── EXTRACTED DATA
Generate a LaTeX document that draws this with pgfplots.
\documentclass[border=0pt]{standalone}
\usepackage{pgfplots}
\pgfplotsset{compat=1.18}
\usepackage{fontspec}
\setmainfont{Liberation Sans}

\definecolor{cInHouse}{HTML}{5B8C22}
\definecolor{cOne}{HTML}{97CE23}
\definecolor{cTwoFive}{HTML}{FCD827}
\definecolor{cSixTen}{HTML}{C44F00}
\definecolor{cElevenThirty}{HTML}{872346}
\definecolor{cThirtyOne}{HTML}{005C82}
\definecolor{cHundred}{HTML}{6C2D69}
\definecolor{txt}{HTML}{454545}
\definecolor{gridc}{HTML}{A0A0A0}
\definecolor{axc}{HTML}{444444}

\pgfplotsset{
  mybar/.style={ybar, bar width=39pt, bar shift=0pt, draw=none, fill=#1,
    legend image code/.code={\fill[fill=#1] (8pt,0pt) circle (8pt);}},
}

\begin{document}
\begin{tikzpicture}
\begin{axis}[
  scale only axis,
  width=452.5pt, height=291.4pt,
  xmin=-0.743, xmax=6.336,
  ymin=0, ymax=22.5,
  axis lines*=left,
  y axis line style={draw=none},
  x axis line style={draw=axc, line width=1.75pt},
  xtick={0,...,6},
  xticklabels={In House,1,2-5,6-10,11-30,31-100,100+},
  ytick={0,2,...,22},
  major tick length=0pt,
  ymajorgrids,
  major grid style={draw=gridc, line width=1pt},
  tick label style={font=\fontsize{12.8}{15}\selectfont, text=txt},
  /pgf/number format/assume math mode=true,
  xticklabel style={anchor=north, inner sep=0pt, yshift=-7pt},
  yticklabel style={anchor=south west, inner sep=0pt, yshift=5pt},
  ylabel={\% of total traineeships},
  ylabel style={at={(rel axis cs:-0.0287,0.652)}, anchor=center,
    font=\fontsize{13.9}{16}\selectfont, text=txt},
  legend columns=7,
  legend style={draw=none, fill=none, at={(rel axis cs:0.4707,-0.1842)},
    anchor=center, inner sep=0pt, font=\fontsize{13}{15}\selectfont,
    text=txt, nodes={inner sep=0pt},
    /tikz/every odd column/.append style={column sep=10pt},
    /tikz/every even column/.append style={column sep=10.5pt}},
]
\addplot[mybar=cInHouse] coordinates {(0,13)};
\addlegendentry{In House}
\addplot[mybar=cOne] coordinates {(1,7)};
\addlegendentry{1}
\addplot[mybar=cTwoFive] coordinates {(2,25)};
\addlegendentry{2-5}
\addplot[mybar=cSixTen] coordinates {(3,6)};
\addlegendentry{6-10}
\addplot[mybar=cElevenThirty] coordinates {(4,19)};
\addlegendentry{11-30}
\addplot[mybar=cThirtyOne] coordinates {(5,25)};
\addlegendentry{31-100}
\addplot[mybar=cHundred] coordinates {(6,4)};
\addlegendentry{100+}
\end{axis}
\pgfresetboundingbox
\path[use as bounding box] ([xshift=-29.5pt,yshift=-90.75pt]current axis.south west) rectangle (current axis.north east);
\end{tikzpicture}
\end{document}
────
── EXTRACTED DATA
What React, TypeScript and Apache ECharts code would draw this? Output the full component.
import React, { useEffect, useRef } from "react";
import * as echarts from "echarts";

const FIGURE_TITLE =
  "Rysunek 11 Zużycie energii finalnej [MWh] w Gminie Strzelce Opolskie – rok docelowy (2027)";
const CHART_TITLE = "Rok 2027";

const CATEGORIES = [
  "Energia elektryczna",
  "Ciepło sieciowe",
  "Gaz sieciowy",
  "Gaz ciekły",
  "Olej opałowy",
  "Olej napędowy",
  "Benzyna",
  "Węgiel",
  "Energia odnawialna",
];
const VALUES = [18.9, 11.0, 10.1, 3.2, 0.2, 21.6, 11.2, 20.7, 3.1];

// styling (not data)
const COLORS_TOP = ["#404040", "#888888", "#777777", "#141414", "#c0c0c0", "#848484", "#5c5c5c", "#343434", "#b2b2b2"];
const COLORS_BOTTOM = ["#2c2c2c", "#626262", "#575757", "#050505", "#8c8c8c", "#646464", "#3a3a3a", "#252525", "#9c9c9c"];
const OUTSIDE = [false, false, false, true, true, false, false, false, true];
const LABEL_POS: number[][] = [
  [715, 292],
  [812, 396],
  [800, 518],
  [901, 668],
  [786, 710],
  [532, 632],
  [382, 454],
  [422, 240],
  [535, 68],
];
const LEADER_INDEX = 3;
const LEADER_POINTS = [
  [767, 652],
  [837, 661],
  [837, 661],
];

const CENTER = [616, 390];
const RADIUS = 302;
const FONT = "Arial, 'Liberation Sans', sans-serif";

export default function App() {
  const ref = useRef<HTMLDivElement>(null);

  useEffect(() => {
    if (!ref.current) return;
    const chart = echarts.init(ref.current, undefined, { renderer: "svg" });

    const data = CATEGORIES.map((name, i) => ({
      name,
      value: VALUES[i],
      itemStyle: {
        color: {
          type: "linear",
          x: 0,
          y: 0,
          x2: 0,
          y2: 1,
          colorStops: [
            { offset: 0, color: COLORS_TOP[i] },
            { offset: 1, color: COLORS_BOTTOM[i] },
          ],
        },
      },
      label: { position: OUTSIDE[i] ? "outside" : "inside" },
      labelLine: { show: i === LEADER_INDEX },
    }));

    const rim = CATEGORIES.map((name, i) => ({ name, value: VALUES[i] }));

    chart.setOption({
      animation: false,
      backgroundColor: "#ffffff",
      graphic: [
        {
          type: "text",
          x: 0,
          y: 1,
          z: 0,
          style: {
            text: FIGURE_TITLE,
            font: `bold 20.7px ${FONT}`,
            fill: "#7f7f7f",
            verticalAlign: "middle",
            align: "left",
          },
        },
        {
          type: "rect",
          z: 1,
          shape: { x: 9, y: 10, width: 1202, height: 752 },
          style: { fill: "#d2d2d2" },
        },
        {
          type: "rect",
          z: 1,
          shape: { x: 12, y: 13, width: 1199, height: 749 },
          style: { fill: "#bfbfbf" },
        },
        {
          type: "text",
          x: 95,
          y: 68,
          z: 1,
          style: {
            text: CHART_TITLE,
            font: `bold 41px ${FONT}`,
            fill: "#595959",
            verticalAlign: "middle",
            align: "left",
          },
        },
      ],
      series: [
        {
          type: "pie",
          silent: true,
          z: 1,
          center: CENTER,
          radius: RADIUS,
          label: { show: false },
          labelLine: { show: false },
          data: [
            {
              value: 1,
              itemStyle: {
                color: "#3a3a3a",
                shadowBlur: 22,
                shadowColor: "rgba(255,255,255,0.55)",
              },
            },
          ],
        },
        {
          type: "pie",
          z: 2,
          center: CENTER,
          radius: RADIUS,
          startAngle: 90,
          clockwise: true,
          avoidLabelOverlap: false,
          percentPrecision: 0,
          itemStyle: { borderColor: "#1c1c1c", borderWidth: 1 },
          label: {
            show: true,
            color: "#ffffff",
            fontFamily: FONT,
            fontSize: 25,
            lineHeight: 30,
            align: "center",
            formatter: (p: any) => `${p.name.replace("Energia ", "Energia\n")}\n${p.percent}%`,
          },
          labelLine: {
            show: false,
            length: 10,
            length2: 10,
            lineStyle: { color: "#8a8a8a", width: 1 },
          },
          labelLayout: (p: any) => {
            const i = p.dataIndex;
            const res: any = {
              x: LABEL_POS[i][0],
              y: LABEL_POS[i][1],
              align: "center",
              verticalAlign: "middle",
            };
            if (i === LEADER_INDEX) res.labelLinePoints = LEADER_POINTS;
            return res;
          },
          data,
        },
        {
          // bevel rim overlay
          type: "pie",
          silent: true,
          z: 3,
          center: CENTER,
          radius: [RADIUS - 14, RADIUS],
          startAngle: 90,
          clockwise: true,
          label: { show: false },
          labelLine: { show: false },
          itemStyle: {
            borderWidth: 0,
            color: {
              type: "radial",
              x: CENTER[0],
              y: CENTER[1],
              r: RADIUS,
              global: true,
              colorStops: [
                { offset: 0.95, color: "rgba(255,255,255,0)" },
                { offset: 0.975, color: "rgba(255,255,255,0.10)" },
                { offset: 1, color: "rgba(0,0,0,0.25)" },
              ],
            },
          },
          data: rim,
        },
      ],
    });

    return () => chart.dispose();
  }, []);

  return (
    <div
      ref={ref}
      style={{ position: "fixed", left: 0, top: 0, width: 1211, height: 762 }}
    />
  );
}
────
── EXTRACTED DATA
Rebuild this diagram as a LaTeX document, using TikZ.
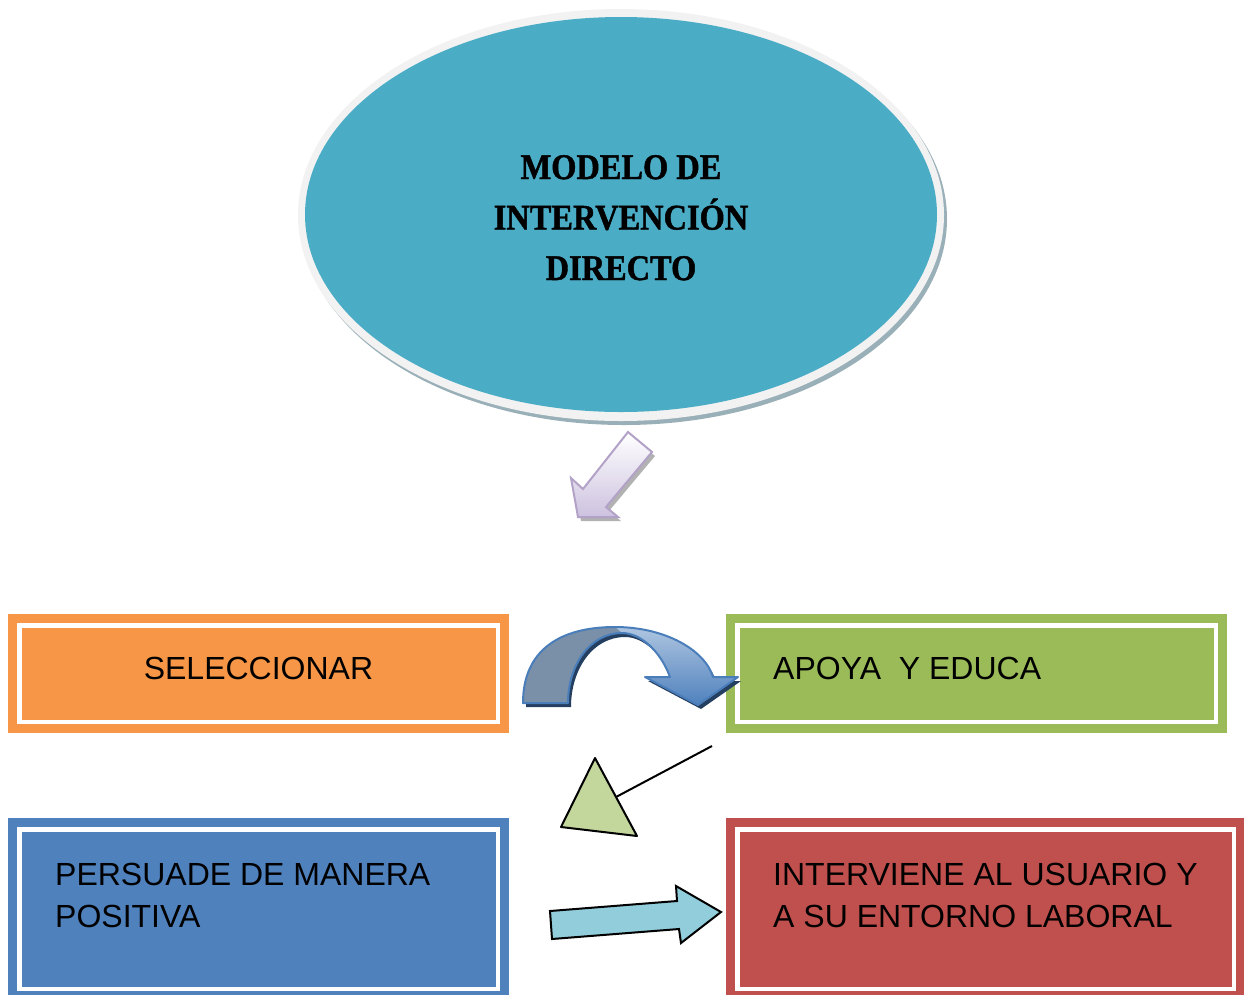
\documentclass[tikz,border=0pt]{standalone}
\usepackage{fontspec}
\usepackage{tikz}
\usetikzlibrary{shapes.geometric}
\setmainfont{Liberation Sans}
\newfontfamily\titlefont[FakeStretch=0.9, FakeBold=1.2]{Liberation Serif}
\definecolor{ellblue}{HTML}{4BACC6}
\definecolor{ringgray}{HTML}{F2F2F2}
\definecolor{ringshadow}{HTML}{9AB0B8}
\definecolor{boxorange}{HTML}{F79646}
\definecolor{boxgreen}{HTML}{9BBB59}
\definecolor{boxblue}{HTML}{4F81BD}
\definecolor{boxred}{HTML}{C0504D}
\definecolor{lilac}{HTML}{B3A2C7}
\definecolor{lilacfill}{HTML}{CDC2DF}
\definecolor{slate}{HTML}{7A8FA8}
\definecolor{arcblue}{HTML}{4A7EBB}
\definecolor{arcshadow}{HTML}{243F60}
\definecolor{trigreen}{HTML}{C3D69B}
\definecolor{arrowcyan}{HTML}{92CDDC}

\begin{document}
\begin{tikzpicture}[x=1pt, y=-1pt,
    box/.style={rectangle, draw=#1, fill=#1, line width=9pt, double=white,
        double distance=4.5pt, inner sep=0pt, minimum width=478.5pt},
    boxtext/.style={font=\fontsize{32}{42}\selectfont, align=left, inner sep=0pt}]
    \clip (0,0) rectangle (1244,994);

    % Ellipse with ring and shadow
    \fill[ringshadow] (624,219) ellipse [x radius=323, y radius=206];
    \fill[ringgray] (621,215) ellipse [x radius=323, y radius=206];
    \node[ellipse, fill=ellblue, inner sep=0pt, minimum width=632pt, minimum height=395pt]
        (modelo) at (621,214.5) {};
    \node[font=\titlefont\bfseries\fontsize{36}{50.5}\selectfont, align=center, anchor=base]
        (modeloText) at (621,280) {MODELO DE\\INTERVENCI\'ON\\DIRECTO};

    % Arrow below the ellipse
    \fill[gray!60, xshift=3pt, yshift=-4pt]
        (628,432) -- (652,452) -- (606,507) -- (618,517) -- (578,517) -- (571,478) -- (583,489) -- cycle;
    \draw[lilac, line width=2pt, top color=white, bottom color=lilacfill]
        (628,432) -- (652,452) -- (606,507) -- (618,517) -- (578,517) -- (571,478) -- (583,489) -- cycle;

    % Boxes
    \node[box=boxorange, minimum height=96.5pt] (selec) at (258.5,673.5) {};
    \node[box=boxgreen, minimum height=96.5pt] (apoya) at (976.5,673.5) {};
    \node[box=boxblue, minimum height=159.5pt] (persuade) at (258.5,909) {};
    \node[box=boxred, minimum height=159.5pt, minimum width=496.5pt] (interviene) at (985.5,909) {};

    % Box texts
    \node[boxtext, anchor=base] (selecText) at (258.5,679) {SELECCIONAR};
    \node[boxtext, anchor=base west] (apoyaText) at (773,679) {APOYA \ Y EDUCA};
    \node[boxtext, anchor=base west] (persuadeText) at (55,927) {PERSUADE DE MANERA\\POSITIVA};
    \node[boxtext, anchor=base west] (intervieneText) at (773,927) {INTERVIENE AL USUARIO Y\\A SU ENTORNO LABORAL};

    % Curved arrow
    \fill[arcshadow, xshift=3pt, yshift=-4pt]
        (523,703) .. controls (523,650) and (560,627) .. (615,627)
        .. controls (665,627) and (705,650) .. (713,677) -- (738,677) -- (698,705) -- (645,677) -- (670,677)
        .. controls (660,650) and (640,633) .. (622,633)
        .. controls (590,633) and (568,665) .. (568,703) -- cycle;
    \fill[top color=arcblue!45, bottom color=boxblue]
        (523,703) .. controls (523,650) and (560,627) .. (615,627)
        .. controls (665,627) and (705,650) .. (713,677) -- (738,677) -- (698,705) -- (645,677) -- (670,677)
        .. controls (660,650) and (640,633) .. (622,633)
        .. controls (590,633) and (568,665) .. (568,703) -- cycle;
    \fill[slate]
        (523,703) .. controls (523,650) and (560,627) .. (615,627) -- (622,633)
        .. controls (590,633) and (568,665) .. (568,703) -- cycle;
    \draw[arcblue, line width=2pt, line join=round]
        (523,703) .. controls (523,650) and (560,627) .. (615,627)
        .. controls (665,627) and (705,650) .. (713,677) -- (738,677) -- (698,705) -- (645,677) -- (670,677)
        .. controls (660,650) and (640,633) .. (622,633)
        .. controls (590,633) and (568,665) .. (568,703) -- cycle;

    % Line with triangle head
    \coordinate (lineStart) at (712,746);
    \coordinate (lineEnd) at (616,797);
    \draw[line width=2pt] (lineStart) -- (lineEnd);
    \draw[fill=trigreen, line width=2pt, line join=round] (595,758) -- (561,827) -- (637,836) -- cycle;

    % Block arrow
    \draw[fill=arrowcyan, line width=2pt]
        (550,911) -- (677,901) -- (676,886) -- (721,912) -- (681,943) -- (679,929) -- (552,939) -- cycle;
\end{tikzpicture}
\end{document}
────
_STATED TASK_
Transcribe, exactly as written, the lines starting at the one with "Rebuild this diagram" and ending at the one with "minimum height=159.5pt, minimum", and nothing more. Pictures are not part of the copy.

_RESPONSE_
Rebuild this diagram as a LaTeX document, using TikZ.
\documentclass[tikz,border=0pt]{standalone}
\usepackage{fontspec}
\usepackage{tikz}
\usetikzlibrary{shapes.geometric}
\setmainfont{Liberation Sans}
\newfontfamily\titlefont[FakeStretch=0.9, FakeBold=1.2]{Liberation Serif}
\definecolor{ellblue}{HTML}{4BACC6}
\definecolor{ringgray}{HTML}{F2F2F2}
\definecolor{ringshadow}{HTML}{9AB0B8}
\definecolor{boxorange}{HTML}{F79646}
\definecolor{boxgreen}{HTML}{9BBB59}
\definecolor{boxblue}{HTML}{4F81BD}
\definecolor{boxred}{HTML}{C0504D}
\definecolor{lilac}{HTML}{B3A2C7}
\definecolor{lilacfill}{HTML}{CDC2DF}
\definecolor{slate}{HTML}{7A8FA8}
\definecolor{arcblue}{HTML}{4A7EBB}
\definecolor{arcshadow}{HTML}{243F60}
\definecolor{trigreen}{HTML}{C3D69B}
\definecolor{arrowcyan}{HTML}{92CDDC}

\begin{document}
\begin{tikzpicture}[x=1pt, y=-1pt,
    box/.style={rectangle, draw=#1, fill=#1, line width=9pt, double=white,
        double distance=4.5pt, inner sep=0pt, minimum width=478.5pt},
    boxtext/.style={font=\fontsize{32}{42}\selectfont, align=left, inner sep=0pt}]
    \clip (0,0) rectangle (1244,994);

    % Ellipse with ring and shadow
    \fill[ringshadow] (624,219) ellipse [x radius=323, y radius=206];
    \fill[ringgray] (621,215) ellipse [x radius=323, y radius=206];
    \node[ellipse, fill=ellblue, inner sep=0pt, minimum width=632pt, minimum height=395pt]
        (modelo) at (621,214.5) {};
    \node[font=\titlefont\bfseries\fontsize{36}{50.5}\selectfont, align=center, anchor=base]
        (modeloText) at (621,280) {MODELO DE\\INTERVENCI\'ON\\DIRECTO};

    % Arrow below the ellipse
    \fill[gray!60, xshift=3pt, yshift=-4pt]
        (628,432) -- (652,452) -- (606,507) -- (618,517) -- (578,517) -- (571,478) -- (583,489) -- cycle;
    \draw[lilac, line width=2pt, top color=white, bottom color=lilacfill]
        (628,432) -- (652,452) -- (606,507) -- (618,517) -- (578,517) -- (571,478) -- (583,489) -- cycle;

    % Boxes
    \node[box=boxorange, minimum height=96.5pt] (selec) at (258.5,673.5) {};
    \node[box=boxgreen, minimum height=96.5pt] (apoya) at (976.5,673.5) {};
    \node[box=boxblue, minimum height=159.5pt] (persuade) at (258.5,909) {};
    \node[box=boxred, minimum height=159.5pt, minimum width=496.5pt] (interviene) at (985.5,909) {};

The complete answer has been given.